= Aim =
Your task is to output the listing word for word, with pictures excluded.

──────────

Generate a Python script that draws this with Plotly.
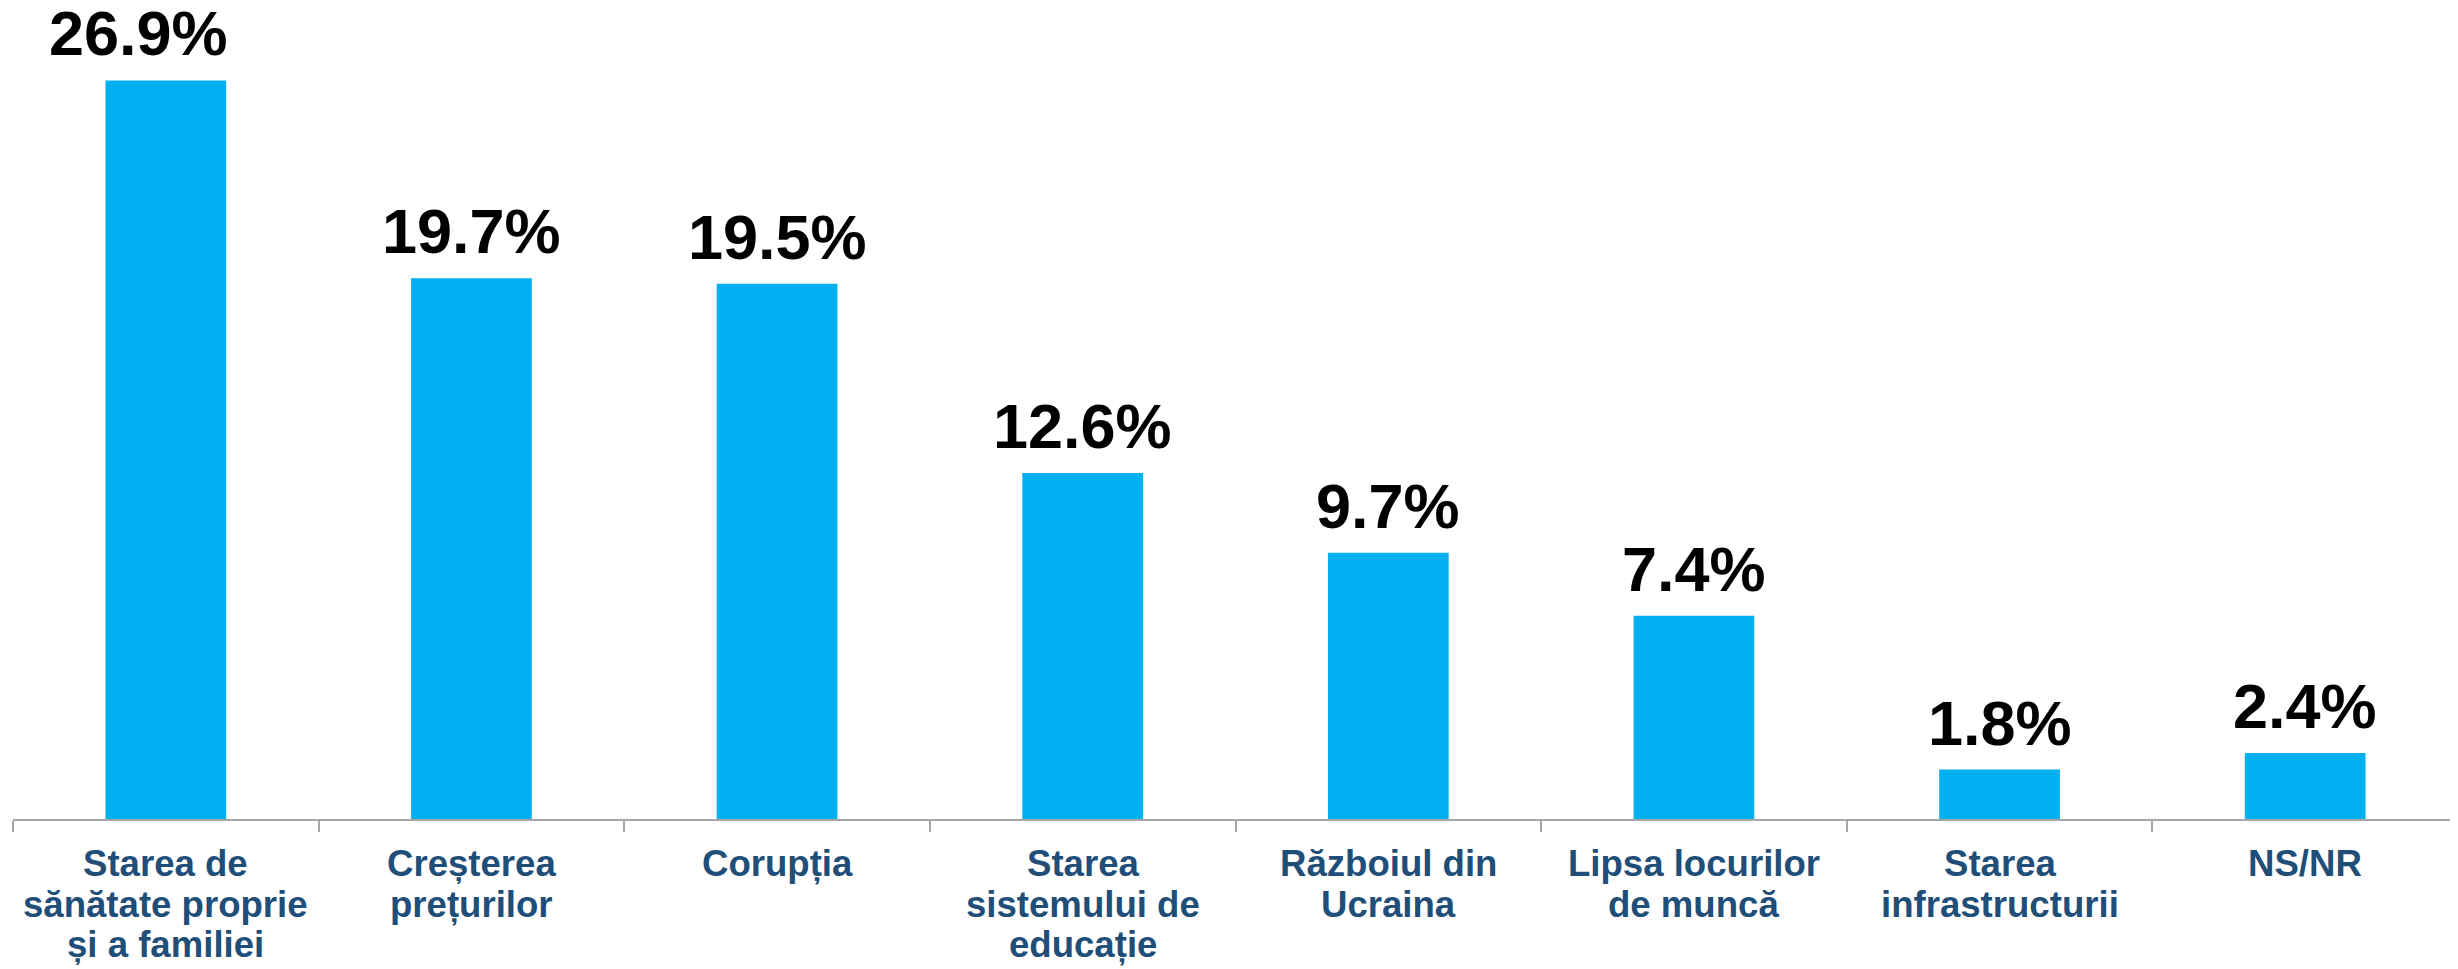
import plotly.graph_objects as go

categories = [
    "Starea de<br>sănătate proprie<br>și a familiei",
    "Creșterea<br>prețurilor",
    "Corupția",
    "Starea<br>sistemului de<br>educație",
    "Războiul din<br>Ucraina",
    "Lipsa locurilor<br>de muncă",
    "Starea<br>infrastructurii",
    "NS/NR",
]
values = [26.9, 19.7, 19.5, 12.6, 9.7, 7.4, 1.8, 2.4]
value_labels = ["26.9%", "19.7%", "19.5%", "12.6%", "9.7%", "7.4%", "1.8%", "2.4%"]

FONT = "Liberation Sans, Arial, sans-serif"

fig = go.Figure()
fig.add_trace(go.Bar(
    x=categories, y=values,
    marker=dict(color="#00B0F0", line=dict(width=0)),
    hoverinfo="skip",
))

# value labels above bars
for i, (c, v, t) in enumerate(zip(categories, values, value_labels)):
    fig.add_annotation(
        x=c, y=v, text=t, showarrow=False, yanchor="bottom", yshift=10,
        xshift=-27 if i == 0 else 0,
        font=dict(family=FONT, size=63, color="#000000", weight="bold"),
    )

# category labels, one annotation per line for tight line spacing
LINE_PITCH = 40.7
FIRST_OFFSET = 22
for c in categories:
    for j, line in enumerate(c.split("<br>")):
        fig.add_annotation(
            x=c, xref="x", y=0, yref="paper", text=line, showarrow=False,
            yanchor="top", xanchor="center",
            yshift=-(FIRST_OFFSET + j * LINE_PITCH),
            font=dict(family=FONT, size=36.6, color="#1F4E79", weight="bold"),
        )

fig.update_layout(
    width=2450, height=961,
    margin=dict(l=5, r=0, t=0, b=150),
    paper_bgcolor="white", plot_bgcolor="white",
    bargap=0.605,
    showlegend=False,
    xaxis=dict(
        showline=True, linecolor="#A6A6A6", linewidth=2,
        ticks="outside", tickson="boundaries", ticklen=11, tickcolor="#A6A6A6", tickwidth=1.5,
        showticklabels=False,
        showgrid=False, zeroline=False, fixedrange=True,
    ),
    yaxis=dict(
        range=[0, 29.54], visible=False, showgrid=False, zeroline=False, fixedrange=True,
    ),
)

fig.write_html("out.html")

──────────

= Solution to the exercise =
Generate a Python script that draws this with Plotly.
import plotly.graph_objects as go

categories = [
    "Starea de<br>sănătate proprie<br>și a familiei",
    "Creșterea<br>prețurilor",
    "Corupția",
    "Starea<br>sistemului de<br>educație",
    "Războiul din<br>Ucraina",
    "Lipsa locurilor<br>de muncă",
    "Starea<br>infrastructurii",
    "NS/NR",
]
values = [26.9, 19.7, 19.5, 12.6, 9.7, 7.4, 1.8, 2.4]
value_labels = ["26.9%", "19.7%", "19.5%", "12.6%", "9.7%", "7.4%", "1.8%", "2.4%"]

FONT = "Liberation Sans, Arial, sans-serif"

fig = go.Figure()
fig.add_trace(go.Bar(
    x=categories, y=values,
    marker=dict(color="#00B0F0", line=dict(width=0)),
    hoverinfo="skip",
))

# value labels above bars
for i, (c, v, t) in enumerate(zip(categories, values, value_labels)):
    fig.add_annotation(
        x=c, y=v, text=t, showarrow=False, yanchor="bottom", yshift=10,
        xshift=-27 if i == 0 else 0,
        font=dict(family=FONT, size=63, color="#000000", weight="bold"),
    )

# category labels, one annotation per line for tight line spacing
LINE_PITCH = 40.7
FIRST_OFFSET = 22
for c in categories:
    for j, line in enumerate(c.split("<br>")):
        fig.add_annotation(
            x=c, xref="x", y=0, yref="paper", text=line, showarrow=False,
            yanchor="top", xanchor="center",
            yshift=-(FIRST_OFFSET + j * LINE_PITCH),
            font=dict(family=FONT, size=36.6, color="#1F4E79", weight="bold"),
        )

fig.update_layout(
    width=2450, height=961,
    margin=dict(l=5, r=0, t=0, b=150),
    paper_bgcolor="white", plot_bgcolor="white",
    bargap=0.605,
    showlegend=False,
    xaxis=dict(
        showline=True, linecolor="#A6A6A6", linewidth=2,
        ticks="outside", tickson="boundaries", ticklen=11, tickcolor="#A6A6A6", tickwidth=1.5,
        showticklabels=False,
        showgrid=False, zeroline=False, fixedrange=True,
    ),
    yaxis=dict(
        range=[0, 29.54], visible=False, showgrid=False, zeroline=False, fixedrange=True,
    ),
)

fig.write_html("out.html")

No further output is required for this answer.